> AIM
Wherever the string "this" occurs in a line of these records, report that line.

> RECORDS FOR PROCESSING
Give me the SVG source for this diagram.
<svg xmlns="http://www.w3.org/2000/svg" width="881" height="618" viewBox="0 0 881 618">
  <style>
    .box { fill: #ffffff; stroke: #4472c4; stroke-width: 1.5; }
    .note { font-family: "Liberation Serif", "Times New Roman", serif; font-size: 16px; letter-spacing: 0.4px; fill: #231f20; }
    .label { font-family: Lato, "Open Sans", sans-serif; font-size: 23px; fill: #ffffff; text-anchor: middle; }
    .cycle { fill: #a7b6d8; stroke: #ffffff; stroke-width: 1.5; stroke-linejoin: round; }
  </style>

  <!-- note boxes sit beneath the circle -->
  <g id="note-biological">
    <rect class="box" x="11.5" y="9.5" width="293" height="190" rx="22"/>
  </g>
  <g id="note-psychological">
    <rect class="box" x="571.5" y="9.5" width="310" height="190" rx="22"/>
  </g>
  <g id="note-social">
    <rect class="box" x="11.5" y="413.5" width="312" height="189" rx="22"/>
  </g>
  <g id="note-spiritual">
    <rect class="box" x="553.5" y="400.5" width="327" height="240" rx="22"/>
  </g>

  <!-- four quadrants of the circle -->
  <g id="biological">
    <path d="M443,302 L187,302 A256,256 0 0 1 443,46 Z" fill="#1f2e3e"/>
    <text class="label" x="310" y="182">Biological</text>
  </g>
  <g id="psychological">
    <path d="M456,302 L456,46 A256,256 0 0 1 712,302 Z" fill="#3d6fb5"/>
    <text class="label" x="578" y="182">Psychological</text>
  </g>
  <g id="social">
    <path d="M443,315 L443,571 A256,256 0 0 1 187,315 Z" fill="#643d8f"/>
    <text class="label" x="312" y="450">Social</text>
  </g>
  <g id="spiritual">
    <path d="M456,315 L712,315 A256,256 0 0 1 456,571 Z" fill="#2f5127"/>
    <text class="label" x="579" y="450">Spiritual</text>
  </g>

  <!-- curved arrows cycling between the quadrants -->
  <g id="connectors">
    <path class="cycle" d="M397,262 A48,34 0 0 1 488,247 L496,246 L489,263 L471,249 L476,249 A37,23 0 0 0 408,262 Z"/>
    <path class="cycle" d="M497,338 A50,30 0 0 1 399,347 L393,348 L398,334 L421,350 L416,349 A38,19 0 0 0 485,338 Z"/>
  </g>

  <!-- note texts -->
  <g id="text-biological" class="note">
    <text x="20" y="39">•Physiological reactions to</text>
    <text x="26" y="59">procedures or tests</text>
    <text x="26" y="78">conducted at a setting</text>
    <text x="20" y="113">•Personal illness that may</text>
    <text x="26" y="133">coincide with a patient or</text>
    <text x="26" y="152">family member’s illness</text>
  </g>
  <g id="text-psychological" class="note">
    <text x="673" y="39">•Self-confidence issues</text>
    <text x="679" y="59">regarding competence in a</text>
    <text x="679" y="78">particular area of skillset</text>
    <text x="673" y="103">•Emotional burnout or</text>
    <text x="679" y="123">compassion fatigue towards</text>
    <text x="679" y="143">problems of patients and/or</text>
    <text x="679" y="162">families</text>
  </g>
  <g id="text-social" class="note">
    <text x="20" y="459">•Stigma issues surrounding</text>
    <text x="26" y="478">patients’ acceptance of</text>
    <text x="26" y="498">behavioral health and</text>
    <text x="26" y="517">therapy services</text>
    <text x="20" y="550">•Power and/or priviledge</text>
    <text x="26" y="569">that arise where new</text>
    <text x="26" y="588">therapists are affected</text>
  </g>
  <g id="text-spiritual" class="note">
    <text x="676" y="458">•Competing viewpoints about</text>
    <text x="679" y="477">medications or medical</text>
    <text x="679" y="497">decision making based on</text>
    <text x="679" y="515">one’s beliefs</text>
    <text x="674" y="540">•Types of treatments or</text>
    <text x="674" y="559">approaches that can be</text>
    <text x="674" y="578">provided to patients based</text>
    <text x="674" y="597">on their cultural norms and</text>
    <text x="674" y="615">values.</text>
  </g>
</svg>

--

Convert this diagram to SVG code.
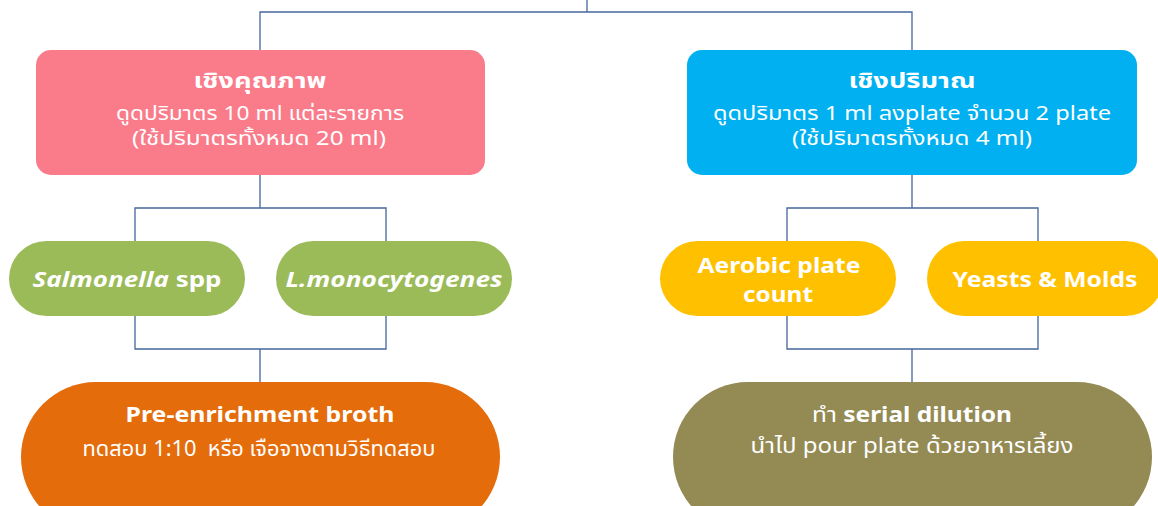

> TASK SOLUTION
Give me the SVG source for this diagram.
Convert this diagram to SVG code.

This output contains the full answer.